>> BEGIN
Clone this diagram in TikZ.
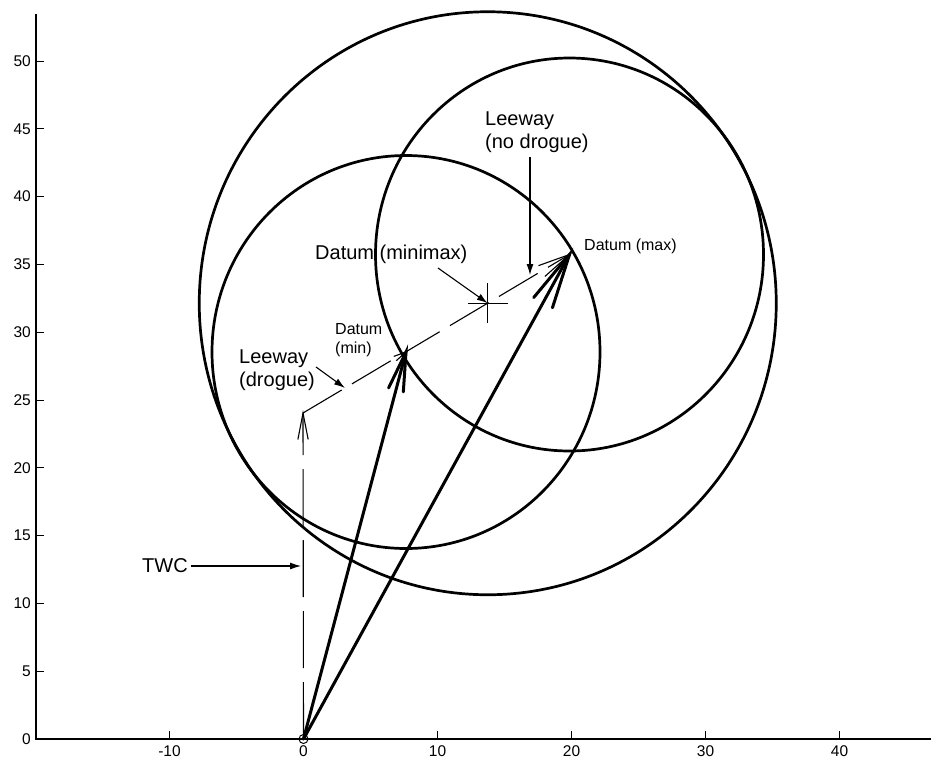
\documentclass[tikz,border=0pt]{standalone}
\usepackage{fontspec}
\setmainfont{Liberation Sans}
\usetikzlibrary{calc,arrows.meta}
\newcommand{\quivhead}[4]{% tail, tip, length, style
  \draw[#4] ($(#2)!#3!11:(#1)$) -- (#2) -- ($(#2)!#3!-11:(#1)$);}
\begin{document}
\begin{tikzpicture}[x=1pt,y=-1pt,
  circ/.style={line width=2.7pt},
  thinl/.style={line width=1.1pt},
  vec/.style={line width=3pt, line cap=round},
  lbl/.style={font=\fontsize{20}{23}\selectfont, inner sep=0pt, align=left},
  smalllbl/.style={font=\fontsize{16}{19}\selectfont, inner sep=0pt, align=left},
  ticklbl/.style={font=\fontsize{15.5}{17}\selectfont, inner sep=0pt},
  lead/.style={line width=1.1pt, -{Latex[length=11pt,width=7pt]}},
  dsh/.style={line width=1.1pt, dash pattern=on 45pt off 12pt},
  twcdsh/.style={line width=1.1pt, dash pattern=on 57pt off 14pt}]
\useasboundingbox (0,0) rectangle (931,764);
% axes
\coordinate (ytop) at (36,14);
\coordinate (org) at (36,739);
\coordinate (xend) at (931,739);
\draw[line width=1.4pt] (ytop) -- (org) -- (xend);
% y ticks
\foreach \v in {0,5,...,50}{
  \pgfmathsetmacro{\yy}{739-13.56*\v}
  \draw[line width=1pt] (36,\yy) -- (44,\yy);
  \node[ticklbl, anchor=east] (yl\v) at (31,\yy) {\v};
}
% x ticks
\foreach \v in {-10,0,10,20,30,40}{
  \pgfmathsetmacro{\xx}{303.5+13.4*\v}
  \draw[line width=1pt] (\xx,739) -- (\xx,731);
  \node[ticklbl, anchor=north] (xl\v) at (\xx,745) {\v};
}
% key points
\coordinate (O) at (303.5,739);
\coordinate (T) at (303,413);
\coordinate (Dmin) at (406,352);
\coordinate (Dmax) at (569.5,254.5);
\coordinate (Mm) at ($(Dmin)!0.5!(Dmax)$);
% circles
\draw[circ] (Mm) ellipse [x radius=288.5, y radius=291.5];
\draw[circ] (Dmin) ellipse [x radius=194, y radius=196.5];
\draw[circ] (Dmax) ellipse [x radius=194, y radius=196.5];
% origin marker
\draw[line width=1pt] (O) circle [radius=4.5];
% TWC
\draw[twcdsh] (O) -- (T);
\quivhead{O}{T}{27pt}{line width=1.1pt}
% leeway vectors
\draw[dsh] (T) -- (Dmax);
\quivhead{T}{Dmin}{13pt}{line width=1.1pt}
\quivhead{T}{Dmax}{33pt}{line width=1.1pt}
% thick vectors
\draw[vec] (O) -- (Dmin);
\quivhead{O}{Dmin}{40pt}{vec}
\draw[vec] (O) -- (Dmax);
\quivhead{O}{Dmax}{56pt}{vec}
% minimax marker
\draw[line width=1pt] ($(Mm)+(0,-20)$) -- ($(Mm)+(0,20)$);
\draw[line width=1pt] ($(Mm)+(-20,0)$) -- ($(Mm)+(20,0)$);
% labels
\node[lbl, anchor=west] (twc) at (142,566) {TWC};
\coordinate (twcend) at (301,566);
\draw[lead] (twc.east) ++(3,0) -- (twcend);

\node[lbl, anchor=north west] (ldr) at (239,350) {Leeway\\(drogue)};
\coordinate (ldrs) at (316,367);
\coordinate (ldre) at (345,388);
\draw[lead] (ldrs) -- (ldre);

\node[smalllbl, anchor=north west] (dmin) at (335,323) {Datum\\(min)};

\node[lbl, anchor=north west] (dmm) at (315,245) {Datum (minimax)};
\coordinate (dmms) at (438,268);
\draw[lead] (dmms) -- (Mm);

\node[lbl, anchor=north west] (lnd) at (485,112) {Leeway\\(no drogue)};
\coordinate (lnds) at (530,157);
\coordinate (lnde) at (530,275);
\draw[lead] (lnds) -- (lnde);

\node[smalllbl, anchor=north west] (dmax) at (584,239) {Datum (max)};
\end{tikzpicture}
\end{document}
>> END
_Short problem_: Restate the whole of the material word for word without the pictures.

_Written response_:
Clone this diagram in TikZ.
\documentclass[tikz,border=0pt]{standalone}
\usepackage{fontspec}
\setmainfont{Liberation Sans}
\usetikzlibrary{calc,arrows.meta}
\newcommand{\quivhead}[4]{% tail, tip, length, style
  \draw[#4] ($(#2)!#3!11:(#1)$) -- (#2) -- ($(#2)!#3!-11:(#1)$);}
\begin{document}
\begin{tikzpicture}[x=1pt,y=-1pt,
  circ/.style={line width=2.7pt},
  thinl/.style={line width=1.1pt},
  vec/.style={line width=3pt, line cap=round},
  lbl/.style={font=\fontsize{20}{23}\selectfont, inner sep=0pt, align=left},
  smalllbl/.style={font=\fontsize{16}{19}\selectfont, inner sep=0pt, align=left},
  ticklbl/.style={font=\fontsize{15.5}{17}\selectfont, inner sep=0pt},
  lead/.style={line width=1.1pt, -{Latex[length=11pt,width=7pt]}},
  dsh/.style={line width=1.1pt, dash pattern=on 45pt off 12pt},
  twcdsh/.style={line width=1.1pt, dash pattern=on 57pt off 14pt}]
\useasboundingbox (0,0) rectangle (931,764);
% axes
\coordinate (ytop) at (36,14);
\coordinate (org) at (36,739);
\coordinate (xend) at (931,739);
\draw[line width=1.4pt] (ytop) -- (org) -- (xend);
% y ticks
\foreach \v in {0,5,...,50}{
  \pgfmathsetmacro{\yy}{739-13.56*\v}
  \draw[line width=1pt] (36,\yy) -- (44,\yy);
  \node[ticklbl, anchor=east] (yl\v) at (31,\yy) {\v};
}
% x ticks
\foreach \v in {-10,0,10,20,30,40}{
  \pgfmathsetmacro{\xx}{303.5+13.4*\v}
  \draw[line width=1pt] (\xx,739) -- (\xx,731);
  \node[ticklbl, anchor=north] (xl\v) at (\xx,745) {\v};
}
% key points
\coordinate (O) at (303.5,739);
\coordinate (T) at (303,413);
\coordinate (Dmin) at (406,352);
\coordinate (Dmax) at (569.5,254.5);
\coordinate (Mm) at ($(Dmin)!0.5!(Dmax)$);
% circles
\draw[circ] (Mm) ellipse [x radius=288.5, y radius=291.5];
\draw[circ] (Dmin) ellipse [x radius=194, y radius=196.5];
\draw[circ] (Dmax) ellipse [x radius=194, y radius=196.5];
% origin marker
\draw[line width=1pt] (O) circle [radius=4.5];
% TWC
\draw[twcdsh] (O) -- (T);
\quivhead{O}{T}{27pt}{line width=1.1pt}
% leeway vectors
\draw[dsh] (T) -- (Dmax);
\quivhead{T}{Dmin}{13pt}{line width=1.1pt}
\quivhead{T}{Dmax}{33pt}{line width=1.1pt}
% thick vectors
\draw[vec] (O) -- (Dmin);
\quivhead{O}{Dmin}{40pt}{vec}
\draw[vec] (O) -- (Dmax);
\quivhead{O}{Dmax}{56pt}{vec}
% minimax marker
\draw[line width=1pt] ($(Mm)+(0,-20)$) -- ($(Mm)+(0,20)$);
\draw[line width=1pt] ($(Mm)+(-20,0)$) -- ($(Mm)+(20,0)$);
% labels
\node[lbl, anchor=west] (twc) at (142,566) {TWC};
\coordinate (twcend) at (301,566);
\draw[lead] (twc.east) ++(3,0) -- (twcend);

\node[lbl, anchor=north west] (ldr) at (239,350) {Leeway\\(drogue)};
\coordinate (ldrs) at (316,367);
\coordinate (ldre) at (345,388);
\draw[lead] (ldrs) -- (ldre);

\node[smalllbl, anchor=north west] (dmin) at (335,323) {Datum\\(min)};

\node[lbl, anchor=north west] (dmm) at (315,245) {Datum (minimax)};
\coordinate (dmms) at (438,268);
\draw[lead] (dmms) -- (Mm);

\node[lbl, anchor=north west] (lnd) at (485,112) {Leeway\\(no drogue)};
\coordinate (lnds) at (530,157);
\coordinate (lnde) at (530,275);
\draw[lead] (lnds) -- (lnde);

\node[smalllbl, anchor=north west] (dmax) at (584,239) {Datum (max)};
\end{tikzpicture}
\end{document}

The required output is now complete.